* _What is expected_
Please retype the data in full and exactly; the pictures are not part of the copy.
──────
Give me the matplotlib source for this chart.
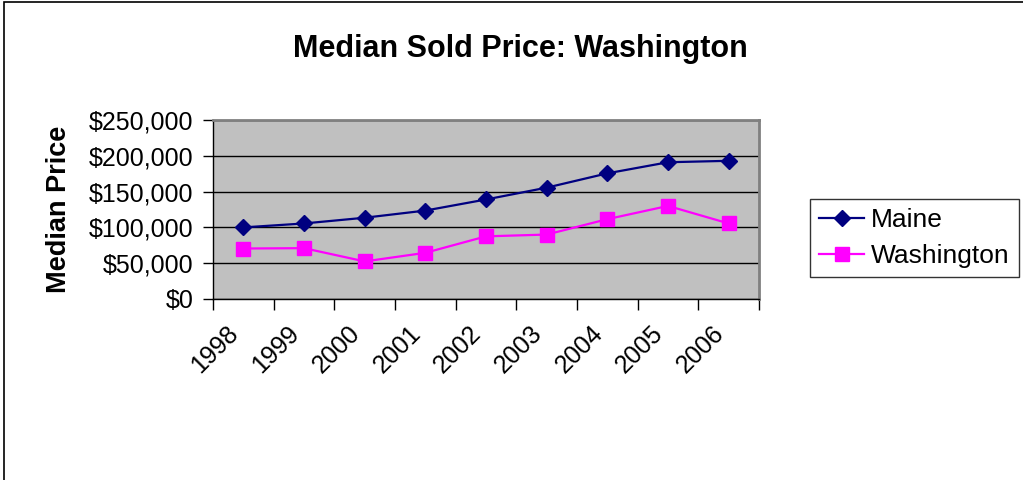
import matplotlib
matplotlib.use("Agg")
import matplotlib.pyplot as plt
from matplotlib.patches import Rectangle
from matplotlib.ticker import FuncFormatter, FixedLocator
from matplotlib.transforms import ScaledTranslation

plt.rcParams['font.family'] = ['Liberation Sans', 'DejaVu Sans']

# data
years = ['1998', '1999', '2000', '2001', '2002', '2003', '2004', '2005', '2006']
maine = [100000, 105500, 113500, 123500, 139000, 155500, 175500, 191000, 193000]
washington = [70500, 71000, 52500, 64500, 87500, 90000, 111500, 130000, 105500]
y_ticks = [0, 50000, 100000, 150000, 200000, 250000]

fig = plt.figure(figsize=(10.23, 4.8), dpi=100)

# outer chart frame (only top and left edges are visible in the crop)
fig.patches.append(Rectangle((4 / 1023, -0.1), 1.2, 1.1 - 1.5 / 480,
                             transform=fig.transFigure, fill=False,
                             edgecolor='black', linewidth=1.2))

ax = fig.add_axes([213 / 1023, 1 - 299 / 480, 546 / 1023, 179 / 480])
ax.set_facecolor('#C0C0C0')

x = list(range(len(years)))
ax.plot(x, maine, color='#000080', linewidth=1.6, marker='D',
        markersize=8, label='Maine', zorder=3)
ax.plot(x, washington, color='#FF00FF', linewidth=1.6, marker='s',
        markersize=9.5, label='Washington', zorder=3)

ax.set_xlim(-0.5, len(years) - 0.5)
ax.set_ylim(0, 250000)

ax.set_yticks(y_ticks)
ax.yaxis.set_major_formatter(FuncFormatter(lambda v, p: '${:,.0f}'.format(v)))
ax.tick_params(axis='y', labelsize=18, length=7, width=1, pad=7, direction='out')
ax.grid(axis='y', color='black', linewidth=1)
ax.set_axisbelow(True)

# ticks between categories, labels at category centres
ax.xaxis.set_major_locator(FixedLocator([i - 0.5 for i in range(len(years) + 1)]))
ax.xaxis.set_ticklabels([])
ax.tick_params(axis='x', length=8, width=1, direction='out')
ax.set_xticks(x, minor=True)
ax.set_xticklabels(years, minor=True, rotation=45, ha='right', va='top',
                   rotation_mode='anchor', fontsize=18)
ax.tick_params(axis='x', which='minor', length=0, pad=16)
shift = ScaledTranslation(-17 / 100, 0, fig.dpi_scale_trans)
for lbl in ax.get_xticklabels(minor=True):
    lbl.set_transform(lbl.get_transform() + shift)

for side in ['top', 'right']:
    ax.spines[side].set_color('#808080')
    ax.spines[side].set_linewidth(2)
for side in ['left', 'bottom']:
    ax.spines[side].set_color('black')
    ax.spines[side].set_linewidth(1)

ax.set_ylabel('Median Price', fontsize=19.5, fontweight='bold', labelpad=12)

fig.text(520 / 1023, 1 - 49 / 480, 'Median Sold Price: Washington',
         fontsize=22, fontweight='bold', ha='center', va='center')

leg = fig.legend(loc='center left', bbox_to_anchor=(810 / 1023, 1 - 238 / 480),
                 fontsize=19, frameon=True, fancybox=False, edgecolor='black',
                 handlelength=1.7, handletextpad=0.25, labelspacing=0.45,
                 borderpad=0.35, borderaxespad=0)
leg.get_frame().set_linewidth(1)

fig.savefig('out.png', dpi=100)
──────
* _Result of the task_
Give me the matplotlib source for this chart.
import matplotlib
matplotlib.use("Agg")
import matplotlib.pyplot as plt
from matplotlib.patches import Rectangle
from matplotlib.ticker import FuncFormatter, FixedLocator
from matplotlib.transforms import ScaledTranslation

plt.rcParams['font.family'] = ['Liberation Sans', 'DejaVu Sans']

# data
years = ['1998', '1999', '2000', '2001', '2002', '2003', '2004', '2005', '2006']
maine = [100000, 105500, 113500, 123500, 139000, 155500, 175500, 191000, 193000]
washington = [70500, 71000, 52500, 64500, 87500, 90000, 111500, 130000, 105500]
y_ticks = [0, 50000, 100000, 150000, 200000, 250000]

fig = plt.figure(figsize=(10.23, 4.8), dpi=100)

# outer chart frame (only top and left edges are visible in the crop)
fig.patches.append(Rectangle((4 / 1023, -0.1), 1.2, 1.1 - 1.5 / 480,
                             transform=fig.transFigure, fill=False,
                             edgecolor='black', linewidth=1.2))

ax = fig.add_axes([213 / 1023, 1 - 299 / 480, 546 / 1023, 179 / 480])
ax.set_facecolor('#C0C0C0')

x = list(range(len(years)))
ax.plot(x, maine, color='#000080', linewidth=1.6, marker='D',
        markersize=8, label='Maine', zorder=3)
ax.plot(x, washington, color='#FF00FF', linewidth=1.6, marker='s',
        markersize=9.5, label='Washington', zorder=3)

ax.set_xlim(-0.5, len(years) - 0.5)
ax.set_ylim(0, 250000)

ax.set_yticks(y_ticks)
ax.yaxis.set_major_formatter(FuncFormatter(lambda v, p: '${:,.0f}'.format(v)))
ax.tick_params(axis='y', labelsize=18, length=7, width=1, pad=7, direction='out')
ax.grid(axis='y', color='black', linewidth=1)
ax.set_axisbelow(True)

# ticks between categories, labels at category centres
ax.xaxis.set_major_locator(FixedLocator([i - 0.5 for i in range(len(years) + 1)]))
ax.xaxis.set_ticklabels([])
ax.tick_params(axis='x', length=8, width=1, direction='out')
ax.set_xticks(x, minor=True)
ax.set_xticklabels(years, minor=True, rotation=45, ha='right', va='top',
                   rotation_mode='anchor', fontsize=18)
ax.tick_params(axis='x', which='minor', length=0, pad=16)
shift = ScaledTranslation(-17 / 100, 0, fig.dpi_scale_trans)
for lbl in ax.get_xticklabels(minor=True):
    lbl.set_transform(lbl.get_transform() + shift)

for side in ['top', 'right']:
    ax.spines[side].set_color('#808080')
    ax.spines[side].set_linewidth(2)
for side in ['left', 'bottom']:
    ax.spines[side].set_color('black')
    ax.spines[side].set_linewidth(1)

ax.set_ylabel('Median Price', fontsize=19.5, fontweight='bold', labelpad=12)

fig.text(520 / 1023, 1 - 49 / 480, 'Median Sold Price: Washington',
         fontsize=22, fontweight='bold', ha='center', va='center')

leg = fig.legend(loc='center left', bbox_to_anchor=(810 / 1023, 1 - 238 / 480),
                 fontsize=19, frameon=True, fancybox=False, edgecolor='black',
                 handlelength=1.7, handletextpad=0.25, labelspacing=0.45,
                 borderpad=0.35, borderaxespad=0)
leg.get_frame().set_linewidth(1)

fig.savefig('out.png', dpi=100)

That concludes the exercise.